- GOAL -
Pictures in the data should be dropped; transcribe exactly the lines from the one that has "Generate a Python" through the one that has "arrow_to = (1997.77, 7480)".

start MATERIAL TO PROCESS

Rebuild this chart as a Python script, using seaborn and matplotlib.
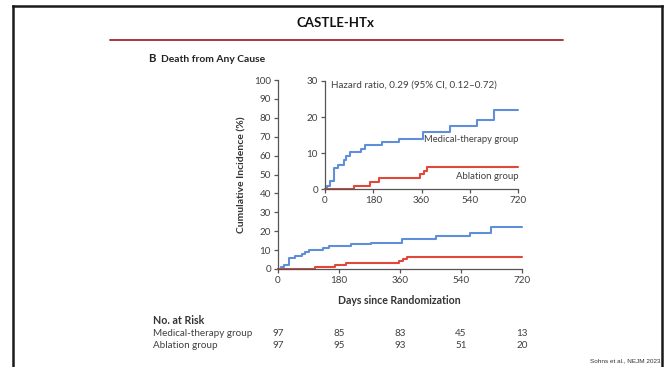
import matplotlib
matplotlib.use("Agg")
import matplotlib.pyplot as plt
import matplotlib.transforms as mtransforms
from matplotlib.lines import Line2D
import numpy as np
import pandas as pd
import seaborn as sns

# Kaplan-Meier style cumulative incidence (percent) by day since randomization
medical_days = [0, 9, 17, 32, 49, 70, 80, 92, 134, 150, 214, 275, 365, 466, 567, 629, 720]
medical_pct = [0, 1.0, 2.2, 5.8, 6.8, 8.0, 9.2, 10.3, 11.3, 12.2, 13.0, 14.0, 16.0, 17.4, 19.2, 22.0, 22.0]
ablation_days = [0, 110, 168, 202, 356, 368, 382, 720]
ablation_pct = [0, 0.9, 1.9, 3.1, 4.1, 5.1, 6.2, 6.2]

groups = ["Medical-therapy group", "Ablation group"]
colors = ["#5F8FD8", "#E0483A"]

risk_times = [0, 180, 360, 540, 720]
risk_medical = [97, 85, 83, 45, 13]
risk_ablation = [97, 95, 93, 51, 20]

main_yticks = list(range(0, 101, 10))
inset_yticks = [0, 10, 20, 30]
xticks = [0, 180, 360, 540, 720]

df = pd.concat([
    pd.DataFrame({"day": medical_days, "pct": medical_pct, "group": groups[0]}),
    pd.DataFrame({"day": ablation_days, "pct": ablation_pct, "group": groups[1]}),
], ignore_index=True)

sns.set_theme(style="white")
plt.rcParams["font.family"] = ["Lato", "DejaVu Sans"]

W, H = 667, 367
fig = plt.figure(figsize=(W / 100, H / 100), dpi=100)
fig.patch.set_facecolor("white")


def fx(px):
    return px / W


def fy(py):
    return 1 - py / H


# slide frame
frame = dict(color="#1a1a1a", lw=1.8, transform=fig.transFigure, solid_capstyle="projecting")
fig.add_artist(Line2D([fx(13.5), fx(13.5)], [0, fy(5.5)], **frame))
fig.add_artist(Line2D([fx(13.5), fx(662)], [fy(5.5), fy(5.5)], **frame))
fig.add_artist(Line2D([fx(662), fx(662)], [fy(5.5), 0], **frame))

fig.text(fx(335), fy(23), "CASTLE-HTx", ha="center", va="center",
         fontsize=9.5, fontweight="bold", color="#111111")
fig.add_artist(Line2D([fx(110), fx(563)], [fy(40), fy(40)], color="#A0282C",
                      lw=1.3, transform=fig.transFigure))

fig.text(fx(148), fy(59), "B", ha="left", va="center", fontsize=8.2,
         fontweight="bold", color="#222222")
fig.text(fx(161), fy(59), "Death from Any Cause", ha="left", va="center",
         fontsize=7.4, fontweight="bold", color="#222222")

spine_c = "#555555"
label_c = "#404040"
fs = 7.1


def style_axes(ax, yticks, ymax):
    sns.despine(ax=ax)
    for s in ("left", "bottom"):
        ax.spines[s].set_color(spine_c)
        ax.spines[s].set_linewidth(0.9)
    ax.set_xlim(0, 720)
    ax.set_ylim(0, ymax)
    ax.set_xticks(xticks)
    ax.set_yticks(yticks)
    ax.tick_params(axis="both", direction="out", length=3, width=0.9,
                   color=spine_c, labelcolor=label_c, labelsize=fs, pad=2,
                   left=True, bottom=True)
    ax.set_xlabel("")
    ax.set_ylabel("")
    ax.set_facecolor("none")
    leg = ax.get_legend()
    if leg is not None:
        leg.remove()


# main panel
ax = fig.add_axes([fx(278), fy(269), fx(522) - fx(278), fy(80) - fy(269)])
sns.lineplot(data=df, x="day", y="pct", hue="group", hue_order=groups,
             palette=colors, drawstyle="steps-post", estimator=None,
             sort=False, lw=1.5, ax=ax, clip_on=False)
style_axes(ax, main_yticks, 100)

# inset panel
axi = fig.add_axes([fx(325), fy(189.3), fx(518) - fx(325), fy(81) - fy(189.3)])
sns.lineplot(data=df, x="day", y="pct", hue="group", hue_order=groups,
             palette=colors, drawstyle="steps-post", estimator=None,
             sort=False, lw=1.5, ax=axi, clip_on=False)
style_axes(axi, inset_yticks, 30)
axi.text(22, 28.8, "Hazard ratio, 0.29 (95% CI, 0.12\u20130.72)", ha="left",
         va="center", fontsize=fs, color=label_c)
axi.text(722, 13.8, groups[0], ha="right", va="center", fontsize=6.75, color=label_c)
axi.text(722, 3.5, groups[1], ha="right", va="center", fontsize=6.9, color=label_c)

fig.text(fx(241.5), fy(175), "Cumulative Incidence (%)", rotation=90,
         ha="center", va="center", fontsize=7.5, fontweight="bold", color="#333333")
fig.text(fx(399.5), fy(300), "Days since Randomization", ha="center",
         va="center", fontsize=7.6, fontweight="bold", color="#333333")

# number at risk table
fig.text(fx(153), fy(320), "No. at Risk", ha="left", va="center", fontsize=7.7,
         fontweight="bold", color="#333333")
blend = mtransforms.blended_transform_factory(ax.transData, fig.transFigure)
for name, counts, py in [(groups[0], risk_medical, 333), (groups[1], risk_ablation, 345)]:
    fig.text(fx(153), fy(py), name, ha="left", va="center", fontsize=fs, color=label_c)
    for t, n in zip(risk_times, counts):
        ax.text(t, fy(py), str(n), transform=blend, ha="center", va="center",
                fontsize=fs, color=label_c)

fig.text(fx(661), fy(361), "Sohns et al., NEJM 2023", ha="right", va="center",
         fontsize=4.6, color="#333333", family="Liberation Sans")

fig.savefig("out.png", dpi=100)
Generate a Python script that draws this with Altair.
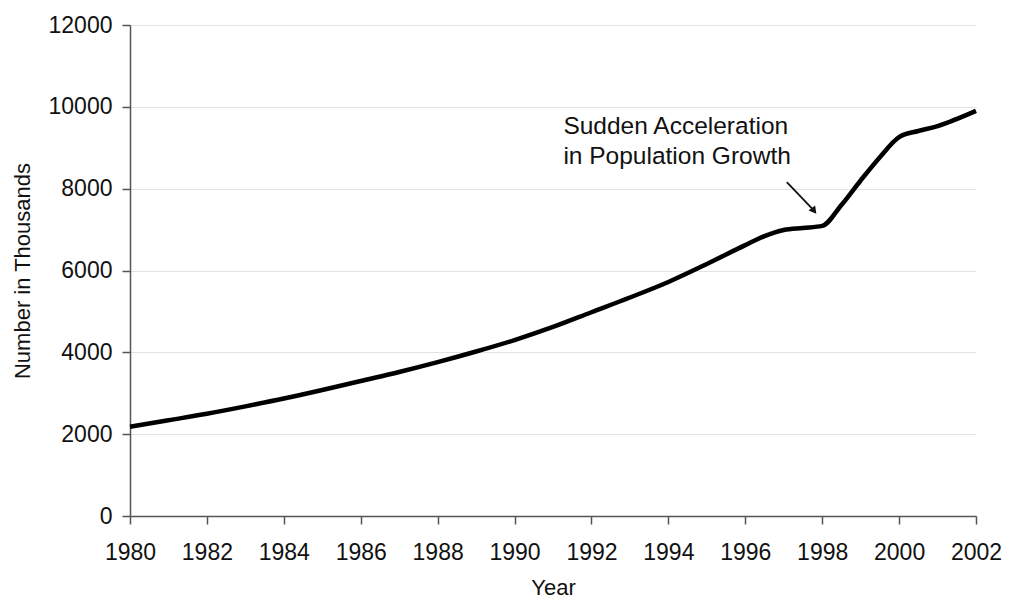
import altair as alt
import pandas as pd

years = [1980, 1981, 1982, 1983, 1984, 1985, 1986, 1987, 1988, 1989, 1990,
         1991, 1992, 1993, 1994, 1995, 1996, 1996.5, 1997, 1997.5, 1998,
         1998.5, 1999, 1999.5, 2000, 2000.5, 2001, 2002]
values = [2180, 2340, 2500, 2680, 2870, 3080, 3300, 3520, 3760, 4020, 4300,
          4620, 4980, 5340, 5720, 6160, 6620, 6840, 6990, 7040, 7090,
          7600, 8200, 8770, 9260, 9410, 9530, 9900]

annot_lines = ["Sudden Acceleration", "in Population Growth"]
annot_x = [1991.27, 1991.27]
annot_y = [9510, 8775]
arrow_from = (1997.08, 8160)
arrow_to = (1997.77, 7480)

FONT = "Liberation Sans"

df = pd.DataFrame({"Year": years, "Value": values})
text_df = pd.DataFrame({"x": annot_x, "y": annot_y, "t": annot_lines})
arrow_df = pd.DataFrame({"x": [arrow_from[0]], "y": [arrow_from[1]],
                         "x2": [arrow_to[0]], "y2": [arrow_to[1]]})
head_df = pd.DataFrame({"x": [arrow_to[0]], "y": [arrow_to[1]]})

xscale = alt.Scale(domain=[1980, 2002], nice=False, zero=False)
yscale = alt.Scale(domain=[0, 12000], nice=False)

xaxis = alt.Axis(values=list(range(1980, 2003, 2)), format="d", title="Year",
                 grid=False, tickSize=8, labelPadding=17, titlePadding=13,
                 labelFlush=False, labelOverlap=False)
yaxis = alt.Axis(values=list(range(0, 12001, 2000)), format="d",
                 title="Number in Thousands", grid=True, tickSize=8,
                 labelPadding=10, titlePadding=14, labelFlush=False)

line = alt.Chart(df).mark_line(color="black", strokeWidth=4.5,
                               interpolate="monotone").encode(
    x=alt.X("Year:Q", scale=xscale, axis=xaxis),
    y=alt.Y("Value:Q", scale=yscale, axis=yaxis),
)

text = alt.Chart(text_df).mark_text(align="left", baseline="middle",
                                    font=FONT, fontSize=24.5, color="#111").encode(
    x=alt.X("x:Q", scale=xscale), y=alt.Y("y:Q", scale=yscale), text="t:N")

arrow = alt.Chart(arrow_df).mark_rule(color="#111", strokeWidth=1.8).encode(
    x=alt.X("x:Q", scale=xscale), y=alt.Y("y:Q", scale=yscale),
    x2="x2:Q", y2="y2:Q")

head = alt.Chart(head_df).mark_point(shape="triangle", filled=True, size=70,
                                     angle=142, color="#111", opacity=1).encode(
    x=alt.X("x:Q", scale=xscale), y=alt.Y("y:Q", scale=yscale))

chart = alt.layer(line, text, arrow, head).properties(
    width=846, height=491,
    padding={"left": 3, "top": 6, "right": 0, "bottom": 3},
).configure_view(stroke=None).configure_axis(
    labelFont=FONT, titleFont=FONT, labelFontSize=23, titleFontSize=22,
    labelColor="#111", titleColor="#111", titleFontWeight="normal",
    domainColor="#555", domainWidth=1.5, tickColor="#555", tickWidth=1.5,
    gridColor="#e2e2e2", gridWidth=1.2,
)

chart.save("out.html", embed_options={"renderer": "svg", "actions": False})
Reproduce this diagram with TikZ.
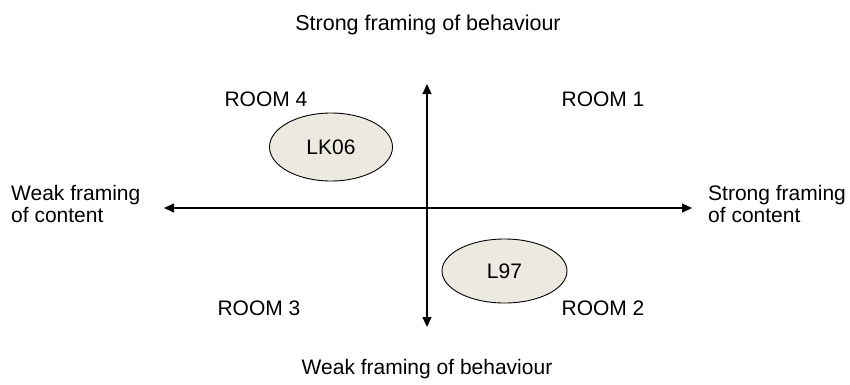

end MATERIAL TO PROCESS

- SOLUTION TO THE PROBLEM -
Generate a Python script that draws this with Altair.
import altair as alt
import pandas as pd

years = [1980, 1981, 1982, 1983, 1984, 1985, 1986, 1987, 1988, 1989, 1990,
         1991, 1992, 1993, 1994, 1995, 1996, 1996.5, 1997, 1997.5, 1998,
         1998.5, 1999, 1999.5, 2000, 2000.5, 2001, 2002]
values = [2180, 2340, 2500, 2680, 2870, 3080, 3300, 3520, 3760, 4020, 4300,
          4620, 4980, 5340, 5720, 6160, 6620, 6840, 6990, 7040, 7090,
          7600, 8200, 8770, 9260, 9410, 9530, 9900]

annot_lines = ["Sudden Acceleration", "in Population Growth"]
annot_x = [1991.27, 1991.27]
annot_y = [9510, 8775]
arrow_from = (1997.08, 8160)
arrow_to = (1997.77, 7480)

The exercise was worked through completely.